As the question of the future land policy of the Northern Territory is now under the consideration of the Government, the favour of early advice on the points mentioned would be very much appreciated.
Section 10 of the Northern Territory Acceptance Act 1910-1919 reads as follows:
All estates and interests, held by any person from the State of South Australia within the Northern Territory at the time of the acceptance, shall continue to be held from the Commonwealth on the same terms and conditions as they were held from the State.
It is clear, I think, that an Ordinance to increase the rentals derived from the pastoral lands mentioned or to alter the conditions on which such leases are held would be inconsistent with section 10 and would be to that extent invalid.
It would appear, however, that such leases were held from the State of South Australia subject to the right of the State to resume the land if the Parliament passed an Act for that purpose, and that the Commonwealth has the same powers in this regard as the State had.
I am of opinion, therefore, that an Ordinance could be passed providing for the resumption of such land for the purpose of closer settlement.

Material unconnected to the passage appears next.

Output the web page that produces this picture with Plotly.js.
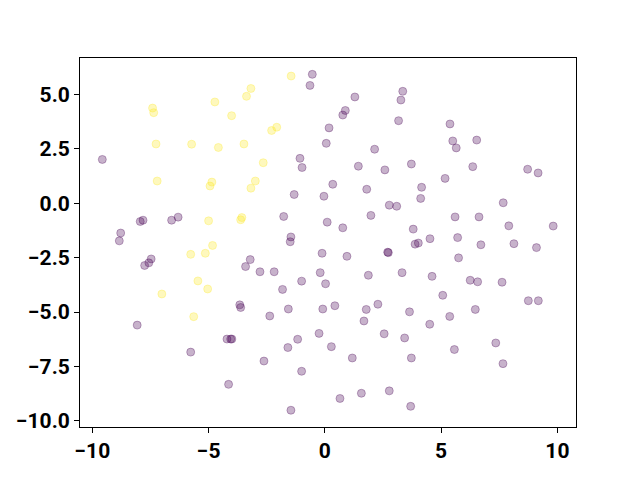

As to this question, however, please see my opinion of 21 April 1914(1).
In regard to the last question asked, I am of opinion that it would be competent to introduce a system of differential taxation, applying to the Northern Territory only, and having for its object the compelling of lessees to themselves subdivide their holdings.
[Vol.19, p. 32]
(1) The opinion of 21 April 1914 [Vol.12, p. 248], not published in Vol.1, was addressed to the Secretary, Department of External Affairs and, formal parts omitted, reads:
'Before preparing a draft of the Ordinance as asked for in your letter of 1st instant I desire to point out that in my opinion a difficulty is caused by section 10 of the Northern Territory Acceptance Act 1910. That section is as follows:
"All estates and interests, held by any person from the State of South Australia within the Northern Territory at the time of the acceptance, shall continue to be held from the Commonwealth on the same terms and conditions as they were held from the State".
The conditions, as to resumption, upon which estates in the Northern Territory were held at the time of the acceptance of the Territory by the Commonwealth are contained in the Northern Territory Land Amendment Act 1901, section 2, which provides inter alia that after the passing of that Act the Governor shall not resume possession of any leased land except for the purposes contained and set forth in sub-section (1) of section 54 of the Northern Territory Land Act 1899, or when the land is required for agricultural purposes.
The purposes set forth in the Northern Territory Land Act 1899, section 54 (1) are: public works, such as railways, tramways, roads,
bridges, public buildings, water conservation works, or the like, or sites for towns or cemeteries, or for mining or for park lands.But for section 10 of the Northern Territory Acceptance Act 1910 it would in my opinion be possible to provide by Ordinance for resumption of leases for any purpose. In view of that section, however, I am of opinion that leases in general cannot be resumed for purposes other than those stated in the Northern Territory Land Amendment Act 1901, without legislation by the Parliament of the Commonwealth.
Of course under the Lands Acquisition Act 1906 (which is applied to the Territory by the Northern Territory (Administration) Act 1910, section 9), the Commonwealth may acquire any land required for any public purpose.
I shall be glad to receive further instructions'.